▼▼▼

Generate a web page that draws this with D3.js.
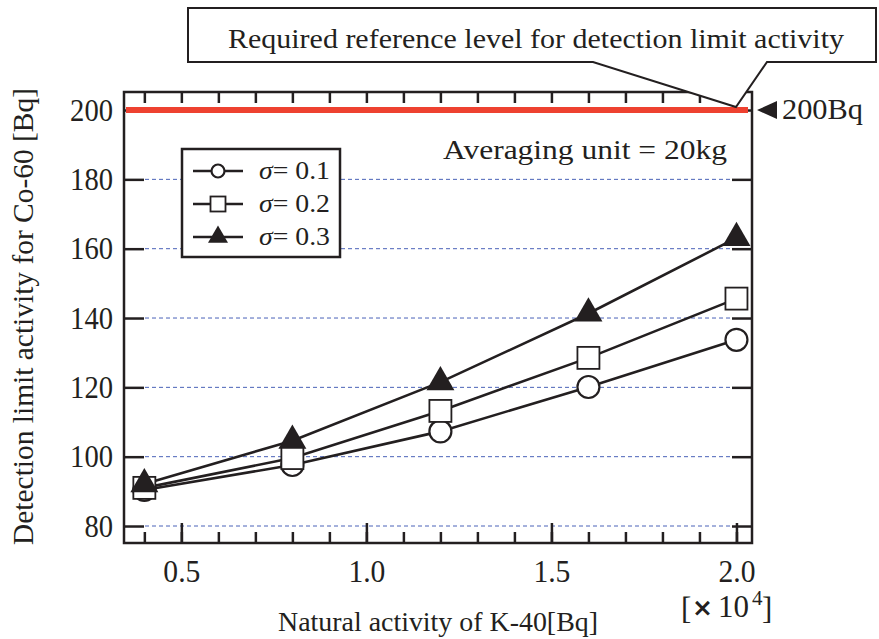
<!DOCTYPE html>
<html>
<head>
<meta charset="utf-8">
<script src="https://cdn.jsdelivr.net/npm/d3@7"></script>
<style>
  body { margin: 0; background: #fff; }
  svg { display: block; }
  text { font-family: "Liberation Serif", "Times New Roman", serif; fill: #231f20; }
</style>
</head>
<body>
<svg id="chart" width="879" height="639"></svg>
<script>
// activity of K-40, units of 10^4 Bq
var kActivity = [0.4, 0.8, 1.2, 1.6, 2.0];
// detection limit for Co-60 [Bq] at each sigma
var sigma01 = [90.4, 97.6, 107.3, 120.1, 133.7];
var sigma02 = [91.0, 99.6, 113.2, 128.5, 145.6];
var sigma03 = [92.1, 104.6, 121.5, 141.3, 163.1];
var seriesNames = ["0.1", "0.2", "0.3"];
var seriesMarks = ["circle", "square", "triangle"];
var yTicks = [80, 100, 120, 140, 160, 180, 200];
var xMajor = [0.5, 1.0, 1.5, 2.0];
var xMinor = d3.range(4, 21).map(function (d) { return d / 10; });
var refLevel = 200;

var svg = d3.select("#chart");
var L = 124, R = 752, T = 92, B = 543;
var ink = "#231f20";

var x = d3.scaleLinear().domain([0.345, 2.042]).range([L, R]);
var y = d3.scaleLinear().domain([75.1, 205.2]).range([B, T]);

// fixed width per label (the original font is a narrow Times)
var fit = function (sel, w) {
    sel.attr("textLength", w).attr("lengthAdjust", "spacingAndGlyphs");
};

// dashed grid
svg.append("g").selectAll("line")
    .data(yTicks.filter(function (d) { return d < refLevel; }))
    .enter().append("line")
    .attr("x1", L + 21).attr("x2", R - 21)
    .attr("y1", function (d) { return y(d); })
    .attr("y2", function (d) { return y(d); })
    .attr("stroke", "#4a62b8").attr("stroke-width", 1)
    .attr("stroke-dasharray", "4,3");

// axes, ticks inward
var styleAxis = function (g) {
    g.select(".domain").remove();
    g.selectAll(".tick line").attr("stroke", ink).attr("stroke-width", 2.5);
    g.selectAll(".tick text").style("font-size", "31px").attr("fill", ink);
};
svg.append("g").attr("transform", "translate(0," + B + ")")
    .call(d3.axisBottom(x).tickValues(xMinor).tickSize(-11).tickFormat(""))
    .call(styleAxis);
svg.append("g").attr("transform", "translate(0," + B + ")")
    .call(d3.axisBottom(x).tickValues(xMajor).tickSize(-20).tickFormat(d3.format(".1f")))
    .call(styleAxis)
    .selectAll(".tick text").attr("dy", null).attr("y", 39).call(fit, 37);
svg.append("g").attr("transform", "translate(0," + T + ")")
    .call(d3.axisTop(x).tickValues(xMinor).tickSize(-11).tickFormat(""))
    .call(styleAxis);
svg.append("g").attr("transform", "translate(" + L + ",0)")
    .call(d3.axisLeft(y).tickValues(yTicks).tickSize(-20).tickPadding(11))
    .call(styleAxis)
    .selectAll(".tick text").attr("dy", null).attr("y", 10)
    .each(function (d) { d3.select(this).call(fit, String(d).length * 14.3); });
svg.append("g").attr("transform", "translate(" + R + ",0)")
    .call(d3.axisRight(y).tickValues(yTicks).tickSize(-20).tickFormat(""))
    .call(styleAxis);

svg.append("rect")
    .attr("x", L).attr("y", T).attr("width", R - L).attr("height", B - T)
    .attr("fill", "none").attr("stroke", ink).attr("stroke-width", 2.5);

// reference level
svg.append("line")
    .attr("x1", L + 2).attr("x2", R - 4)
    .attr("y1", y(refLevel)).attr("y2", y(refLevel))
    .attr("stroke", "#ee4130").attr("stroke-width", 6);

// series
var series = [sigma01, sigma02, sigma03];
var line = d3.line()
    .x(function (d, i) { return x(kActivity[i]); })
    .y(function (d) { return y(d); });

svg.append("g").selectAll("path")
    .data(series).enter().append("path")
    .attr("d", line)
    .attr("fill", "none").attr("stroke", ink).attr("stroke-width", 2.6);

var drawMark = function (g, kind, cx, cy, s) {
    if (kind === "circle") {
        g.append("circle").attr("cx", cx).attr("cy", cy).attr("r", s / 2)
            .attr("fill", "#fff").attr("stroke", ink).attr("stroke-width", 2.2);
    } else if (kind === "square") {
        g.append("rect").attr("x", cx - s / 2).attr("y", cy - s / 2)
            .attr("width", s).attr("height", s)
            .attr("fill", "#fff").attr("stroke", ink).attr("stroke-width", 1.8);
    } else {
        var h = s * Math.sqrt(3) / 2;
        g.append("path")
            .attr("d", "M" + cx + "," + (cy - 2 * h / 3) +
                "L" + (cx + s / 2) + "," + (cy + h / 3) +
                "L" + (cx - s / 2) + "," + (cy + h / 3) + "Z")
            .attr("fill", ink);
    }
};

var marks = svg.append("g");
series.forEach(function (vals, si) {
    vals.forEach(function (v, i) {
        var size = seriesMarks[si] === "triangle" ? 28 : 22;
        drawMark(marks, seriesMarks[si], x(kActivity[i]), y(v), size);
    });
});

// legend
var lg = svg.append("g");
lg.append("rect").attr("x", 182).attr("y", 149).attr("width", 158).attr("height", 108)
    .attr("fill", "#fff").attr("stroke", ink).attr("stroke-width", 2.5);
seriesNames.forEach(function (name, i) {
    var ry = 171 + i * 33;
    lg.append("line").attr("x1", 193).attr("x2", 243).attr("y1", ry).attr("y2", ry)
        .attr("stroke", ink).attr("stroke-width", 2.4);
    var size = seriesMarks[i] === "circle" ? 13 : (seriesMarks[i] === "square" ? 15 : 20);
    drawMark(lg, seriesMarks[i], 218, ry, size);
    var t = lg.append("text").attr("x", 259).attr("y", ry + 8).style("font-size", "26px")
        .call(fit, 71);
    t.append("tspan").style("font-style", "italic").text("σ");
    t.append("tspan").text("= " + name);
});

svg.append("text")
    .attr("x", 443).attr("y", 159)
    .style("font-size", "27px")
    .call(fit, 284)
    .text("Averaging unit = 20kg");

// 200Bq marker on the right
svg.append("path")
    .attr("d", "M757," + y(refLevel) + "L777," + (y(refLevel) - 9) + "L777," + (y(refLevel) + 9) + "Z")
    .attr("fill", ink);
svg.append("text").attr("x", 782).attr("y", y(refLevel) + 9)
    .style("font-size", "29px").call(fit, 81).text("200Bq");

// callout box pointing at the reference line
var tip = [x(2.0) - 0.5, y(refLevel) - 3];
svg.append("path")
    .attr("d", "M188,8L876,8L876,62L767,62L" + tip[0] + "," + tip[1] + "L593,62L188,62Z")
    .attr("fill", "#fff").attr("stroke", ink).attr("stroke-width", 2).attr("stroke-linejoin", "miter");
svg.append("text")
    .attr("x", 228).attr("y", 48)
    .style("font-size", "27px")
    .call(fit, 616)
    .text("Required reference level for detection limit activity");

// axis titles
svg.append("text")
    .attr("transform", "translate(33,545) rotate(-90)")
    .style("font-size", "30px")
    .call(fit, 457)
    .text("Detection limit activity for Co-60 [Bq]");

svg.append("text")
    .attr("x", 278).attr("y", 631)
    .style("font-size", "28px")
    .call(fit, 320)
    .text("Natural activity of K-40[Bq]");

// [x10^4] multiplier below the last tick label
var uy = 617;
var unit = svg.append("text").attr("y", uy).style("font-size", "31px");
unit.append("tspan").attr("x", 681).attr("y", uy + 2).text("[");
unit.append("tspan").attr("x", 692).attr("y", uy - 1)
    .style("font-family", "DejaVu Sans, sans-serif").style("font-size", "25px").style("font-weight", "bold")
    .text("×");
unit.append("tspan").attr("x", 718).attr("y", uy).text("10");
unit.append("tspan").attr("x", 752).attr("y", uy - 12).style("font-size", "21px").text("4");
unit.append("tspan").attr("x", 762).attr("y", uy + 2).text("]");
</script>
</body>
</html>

▲▲▲
▼▼▼

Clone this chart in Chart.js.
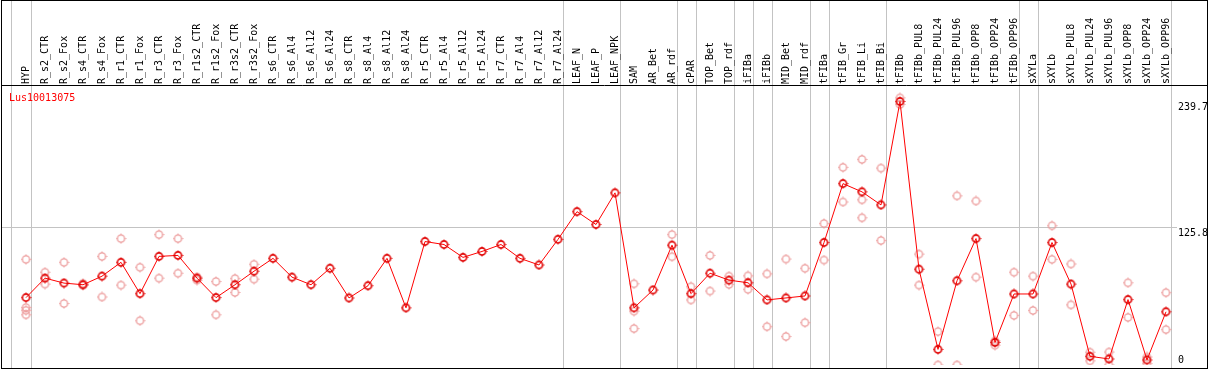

▲▲▲
▼▼▼

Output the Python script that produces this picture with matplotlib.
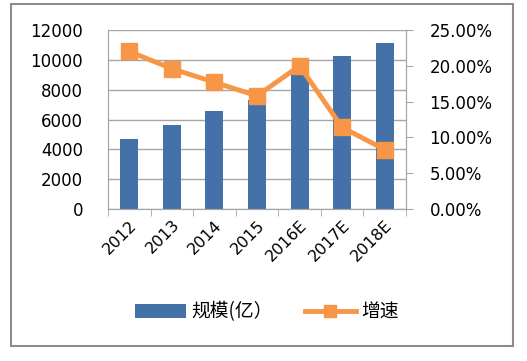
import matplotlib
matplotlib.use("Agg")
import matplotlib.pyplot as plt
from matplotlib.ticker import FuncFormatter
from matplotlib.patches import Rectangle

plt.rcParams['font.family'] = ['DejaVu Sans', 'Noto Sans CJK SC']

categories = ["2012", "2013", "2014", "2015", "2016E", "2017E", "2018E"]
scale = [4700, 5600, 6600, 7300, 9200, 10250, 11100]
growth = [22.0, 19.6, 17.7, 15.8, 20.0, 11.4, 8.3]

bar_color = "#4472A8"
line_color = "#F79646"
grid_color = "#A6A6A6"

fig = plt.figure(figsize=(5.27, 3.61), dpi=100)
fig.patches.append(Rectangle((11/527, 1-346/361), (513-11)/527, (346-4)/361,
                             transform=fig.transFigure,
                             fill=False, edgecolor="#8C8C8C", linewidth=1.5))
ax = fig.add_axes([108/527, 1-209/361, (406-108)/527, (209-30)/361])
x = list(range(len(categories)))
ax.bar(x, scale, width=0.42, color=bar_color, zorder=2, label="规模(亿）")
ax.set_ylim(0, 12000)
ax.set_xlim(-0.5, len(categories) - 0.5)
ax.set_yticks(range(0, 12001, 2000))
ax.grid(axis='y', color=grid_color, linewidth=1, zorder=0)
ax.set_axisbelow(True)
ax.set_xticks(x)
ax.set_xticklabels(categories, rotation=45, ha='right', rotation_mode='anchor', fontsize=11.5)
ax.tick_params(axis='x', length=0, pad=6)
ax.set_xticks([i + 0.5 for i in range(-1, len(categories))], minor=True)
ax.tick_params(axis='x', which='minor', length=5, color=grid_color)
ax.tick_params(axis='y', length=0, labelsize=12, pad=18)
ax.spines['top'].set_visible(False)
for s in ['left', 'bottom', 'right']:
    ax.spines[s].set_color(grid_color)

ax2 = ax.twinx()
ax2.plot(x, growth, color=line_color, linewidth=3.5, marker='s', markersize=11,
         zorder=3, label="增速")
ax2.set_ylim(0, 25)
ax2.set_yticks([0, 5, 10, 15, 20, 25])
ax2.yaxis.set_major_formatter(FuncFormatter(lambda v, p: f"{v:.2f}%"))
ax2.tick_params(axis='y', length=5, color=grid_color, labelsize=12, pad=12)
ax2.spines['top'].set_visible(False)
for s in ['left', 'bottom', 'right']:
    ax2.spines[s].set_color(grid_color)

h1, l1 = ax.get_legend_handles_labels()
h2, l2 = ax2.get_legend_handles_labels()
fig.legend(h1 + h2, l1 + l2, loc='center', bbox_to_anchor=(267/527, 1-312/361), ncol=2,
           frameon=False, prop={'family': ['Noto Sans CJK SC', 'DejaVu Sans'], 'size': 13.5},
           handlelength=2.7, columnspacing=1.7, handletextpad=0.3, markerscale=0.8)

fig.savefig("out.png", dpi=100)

▲▲▲

Task instructions: Filter the data, keeping only the lines that contain "this".

Result:
Generate a web page that draws this with D3.js.
    .each(function (d) { d3.select(this).call(fit, String(d).length * 14.3); });
Clone this chart in Chart.js.
Output the Python script that produces this picture with matplotlib.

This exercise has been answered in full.